Kathie Butler recently opened the Dolores farm that her family founded more than 90 ago as a public nature center. After the farm’s welcome center was complete, she said she wanted to add an outdoor memorial for her late father and his four World War II veteran brothers, the last of whom died in 2008.
In an emotional ceremony Saturday afternoon, the family dedicated a small monument to the brothers and raised a flag above it bearing five stars – four blue, in honor of veterans Paul, Robert, Wilbur and David Butler; and one gold, in honor of William “Harry” Butler, a bomber pilot who was killed in action.
Butler said her original idea was to raise a flag in front of the welcome center in honor of her father, Paul Butler. But her uncle John, one of Paul’s two surviving siblings and a veteran himself, persuaded her to set up a memorial to all five brothers. Her brother Tom and his son Jon, both engineers, helped build the pentagon-shaped monument, with assistance from designer Farrell Greenlee and other family members. It features a plaque for each brother with information on where he served and when.
After some patriotic music by the Four Corners Community Band and the raising of the flags in front of the visitor center, Butler welcomed the large crowd to her farm and to the memorial.
“I can’t thank you (enough) for coming here and dreaming my big dream with me,” she said.
She gave a brief history of the Butler family, starting with her ancestors’ service in the American Revolution and ending with her grandparents settling in Dolores, where they raised 12 children.
The rest of the ceremony was largely taken up by family members sharing their memories of the five brothers. John Butler reminisced about his older brothers and what might have motivated them during the war.
“I was thinking about why people join the Army and become heroes,” he said. “I think it’s because of the communities they grew up in – friends, family, business people, the church, the school ... that’s what made American heroes.”
The children and grandchildren of each Butler soldier received a photo of him and spoke about his life during and after the war.
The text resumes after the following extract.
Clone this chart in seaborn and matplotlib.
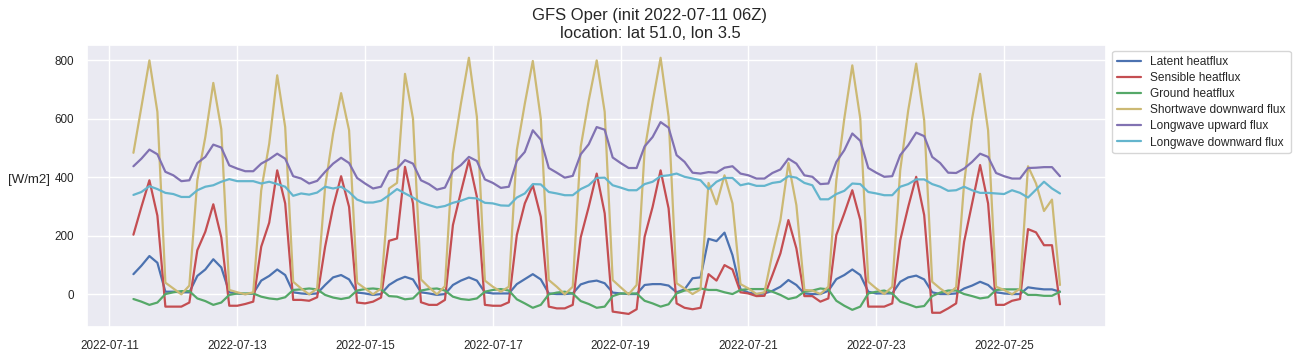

Several read letters sent to and from the soldiers while they were overseas.
Paul Butler, the oldest, served in the Army from 1941 to 1945. Robert Butler, better known by his middle name, Maurice, was a radar man in the Navy from 1944 to 1946. Wilbur “Dopey” Butler also served in the Navy as a radio man. David “Bud” Butler, who was not quite 18 when he joined the Army, served in the 309th Regiment of the 78th Infantry Division.
The only one with no children or grandchildren present on Saturday was Harry Butler, who was engaged to a woman in Iowa when his bomber was shot down over England in January 1945. Cortez area resident David Butler, who said he’d become “obsessed” with Harry’s legacy, read letters and news articles written by and about him during his service, including details on his plane crash from a waist gunner who survived it.
“I wanted other family members to know what happened,” he said. “He sacrificed his life in service to us and his country, and I’m really glad we have this monument to the five brothers that will help us remember what they all went through.”
More historical artifacts related to the brothers were on display inside the welcome center. Butler also transformed one of her “story walk” trails through the Nature Center woods into a family history.
In addition to the Butler clan, several members of the Montezuma County Veterans of Foreign Wars and American Legion posts attended the event. They didn’t let a late afternoon shower prevent them from performing a flag ceremony and a rifle salute to finish the dedication.
The Nature Center at Butler Corner, where the memorial is displayed, is open 9 a.m. to 5 p.m. Monday through Saturday.